Ismail’s visit was arranged at the last minute, although diplomatic circles here say Cairo has been putting out feelers for high level contacts with the U.S. for some time. Rogers said at a press conference here last Thursday that there has been “lots of communications with Egypt” and that the U.S. would welcome visits by high-ranking Egyptians, but added that there was no American plan “at the moment” to welcome one. Cairo apparently took his remark as a signal that the time was opportune, the circles said.

Ismail, whose relationship to Sadat is equivalent to that of Dr. Henry Kissinger to Nixon, was in Moscow last week for meetings with Soviet leaders. He left Cairo yesterday for London where he is meeting today with Prime Minister Edward Heath and British Foreign Secretary Sir Alec Douglas-Home prior to going to Washington.

Some, observers in Washington said Ismail’s visit was an indication that Egypt now recognized that Washington is the focal point of any new moves to end the Middle East impasse, rather than Moscow. The U.S. is considered by Cairo to be the only power that can exert any leverage on Israel. Egypt, nevertheless, has apparently embarked on a new global diplomatic offensive.
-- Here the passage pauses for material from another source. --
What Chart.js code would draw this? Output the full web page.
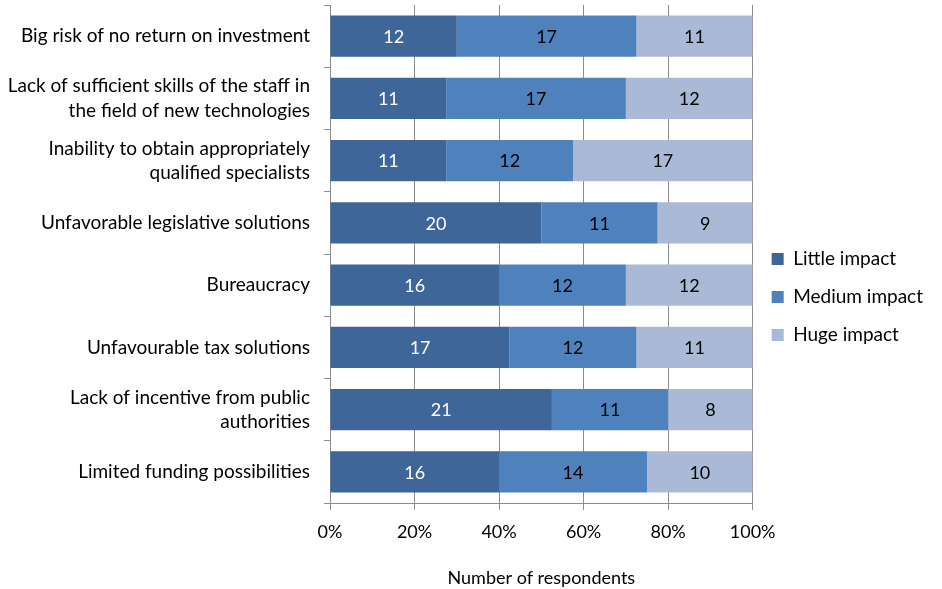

Cairo announced that Foreign Minister Mohammed H. el-Zayyat will fly to Peking later this month for talks with Chinese leaders. Ismail’s visit to Moscow was the first by a top level Egyptian since Sadat ousted Soviet military personnel and advisors from Egypt last July. He reportedly met with Communist Party chief Leonid Brenev and Foreign Minister Andrei Gromyko. He also reportedly met with United Nations Middle East mediator Dr. Gunnar V. Jarring who is the Swedish Ambassador to Moscow.

Rogers emphasized at his press conference that any new American initiative was intended to bring the parties into some sort of negotiating process but must not be taken as an attempt to impose any plan on the parties. “We have increased our activities in this regard recently and we intend to do even more in the weeks ahead,” he said.
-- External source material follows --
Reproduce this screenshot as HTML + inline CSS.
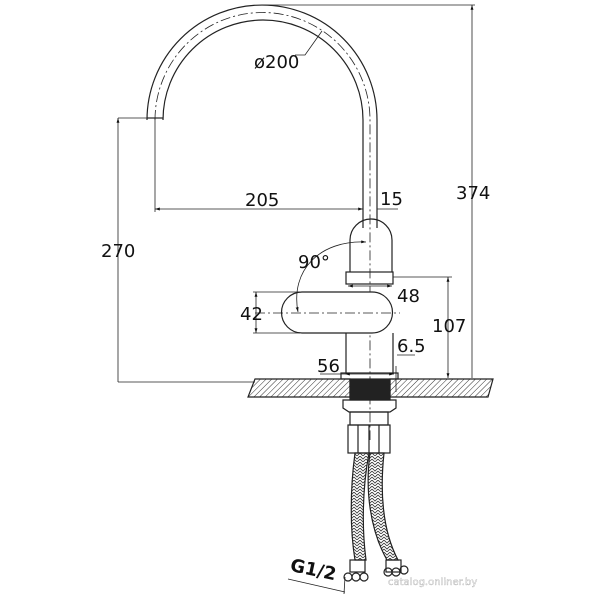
<!DOCTYPE html>
<html><head><style>body{margin:0;background:#fff}svg{display:block}text{font-family:"DejaVu Sans","Liberation Sans",sans-serif;fill:#111}</style></head>
<body>
<svg width="600" height="600" viewBox="0 0 600 600" xmlns="http://www.w3.org/2000/svg">
<defs>
<pattern id="h" width="4" height="4" patternUnits="userSpaceOnUse" patternTransform="rotate(45)"><line x1="0" y1="0" x2="0" y2="4" stroke="#333" stroke-width="1"/></pattern>
<pattern id="br" width="6" height="6" patternUnits="userSpaceOnUse"><path d="M0 0 L3 3 L6 0 M0 3 L3 6 L6 3" stroke="#333" fill="none" stroke-width="0.8"/></pattern>
<marker id="a" viewBox="0 0 10 10" refX="10" refY="5" markerWidth="6" markerHeight="6" orient="auto-start-reverse"><path d="M0 2 L10 5 L0 8z" fill="#111"/></marker>
</defs>
<g fill="none" stroke="#222" stroke-width="1.2">
<!-- spout -->
<path d="M147 118 L147 120 A115 115 0 0 1 377 120 L377 228"/>
<path d="M163 118 L163 120 A100 100 0 0 1 363 120 L363 228"/>
<line x1="147" y1="118" x2="163" y2="118"/>
<path d="M155 120 A107.5 107.5 0 0 1 370 120 L370 440" stroke-dasharray="10 3 2 3" stroke-width="0.8"/>
<!-- upper body -->
<path d="M350 272 L350 240 A21 21 0 0 1 392 240 L392 272"/>
<rect x="346" y="272" width="47" height="12"/>
<!-- handle -->
<path d="M302 292 L372 292 A20.5 20.5 0 0 1 372 333 L302 333 A20.5 20.5 0 0 1 302 292z" fill="#fff"/>
<line x1="255" y1="313" x2="400" y2="313" stroke-dasharray="10 3 2 3" stroke-width="0.8"/>
<path d="M346 333 L346 373 M393 333 L393 373"/>
<rect x="341" y="373" width="57" height="6"/>
<!-- counter -->
<path d="M255 379 L350 379 L350 397 L248 397z" fill="url(#h)"/>
<path d="M390 379 L493 379 L488 397 L390 397z" fill="url(#h)"/>
<rect x="350" y="380" width="40" height="20" fill="#222"/>
<path d="M343 400 L396 400 L396 408 L390 412 L349 412 L343 408z"/>
<rect x="350" y="412" width="38" height="13"/>
<rect x="348" y="425" width="42" height="28"/>
<path d="M358 425 V453 M369 425 V453 M379 425 V453"/>
<!-- hoses -->
<path d="M355 453 C350 490 350 530 355 560 L366 560 C362 530 362 490 369 453z" fill="url(#br)"/>
<path d="M370 453 C365 490 370 530 387 560 L398 560 C382 530 380 490 384 453z" fill="url(#br)"/>
<rect x="350" y="560" width="15" height="12"/>
<circle cx="348" cy="577" r="4"/><circle cx="356" cy="577" r="4"/><circle cx="364" cy="577" r="4"/>
<rect x="386" y="560" width="15" height="12"/>
<circle cx="388" cy="572" r="4"/><circle cx="396" cy="572" r="4"/><circle cx="404" cy="570" r="4"/>
</g>
<g fill="none" stroke="#222" stroke-width="0.8">
<line x1="263" y1="5" x2="475" y2="5"/>
<line x1="472" y1="378" x2="472" y2="5" marker-end="url(#a)"/>
<line x1="118" y1="118" x2="147" y2="118"/>
<line x1="118" y1="382" x2="118" y2="118" marker-end="url(#a)"/>
<line x1="118" y1="382" x2="255" y2="382"/>
<line x1="155" y1="118" x2="155" y2="212"/>
<line x1="155" y1="209" x2="363" y2="209" marker-start="url(#a)" marker-end="url(#a)"/>
<line x1="377" y1="209" x2="398" y2="209"/>
<path d="M322 31 L305 55 L295 55"/>
<line x1="393" y1="277" x2="452" y2="277"/>
<line x1="448" y1="277" x2="448" y2="378" marker-start="url(#a)" marker-end="url(#a)"/>
<line x1="348" y1="286" x2="392" y2="286" marker-start="url(#a)" marker-end="url(#a)"/>
<line x1="253" y1="292" x2="300" y2="292"/><line x1="253" y1="333" x2="300" y2="333"/>
<line x1="256" y1="292" x2="256" y2="333" marker-start="url(#a)" marker-end="url(#a)"/>
<path d="M366 242 C320 240 290 270 298 312" marker-start="url(#a)" marker-end="url(#a)"/>
<line x1="320" y1="374" x2="345" y2="374"/><line x1="345" y1="374" x2="394" y2="374" marker-start="url(#a)" marker-end="url(#a)"/>
<path d="M396 366 V392 M397 355 L415 355"/>
<path d="M288 579 L345 592 M345 577 L344 594"/>
</g>
<g font-size="18">
<text x="254" y="68">ø200</text>
<text x="245" y="206">205</text>
<text x="380" y="205">15</text>
<text x="456" y="199">374</text>
<text x="101" y="257">270</text>
<text x="298" y="268">90°</text>
<text x="397" y="302">48</text>
<text x="240" y="320">42</text>
<text x="432" y="332">107</text>
<text x="397" y="352">6.5</text>
<text x="317" y="372">56</text>
<text x="290" y="575" transform="rotate(12 310 570)" font-weight="bold">G1/2</text>
</g>
<text x="388" y="585" font-size="10" style="fill:#fff;stroke:#999;stroke-width:0.3">catalog.onliner.by</text>
</svg>
</body></html>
Rogers said the U.S. did not discount the possibility that the first phase of negotiations could be between Israel and Jordan rather than Israel and Egypt. However, he said, “We are inclined to think it would be easier if some progress could be made in relations between Egypt and Israel first, or at least parallel with progress between Egypt and Jordan.”

Israeli and State Department officials are arranging a special meeting in New York between Rogers and Mrs. Meir before she ends her week-long visit to the U.S. Mrs. Meir is due in the U.S. Feb. 28. Rogers will be in Paris to attend the international conference on Vietnam. During her stay in Washington, she will be the President’s guest at Blair House which is the official residence for visiting heads of state. According to protocol, Mrs. Meir is a chief of government, not a head of state. The invitation to stay at Blair House is considered a special tribute to her by the President.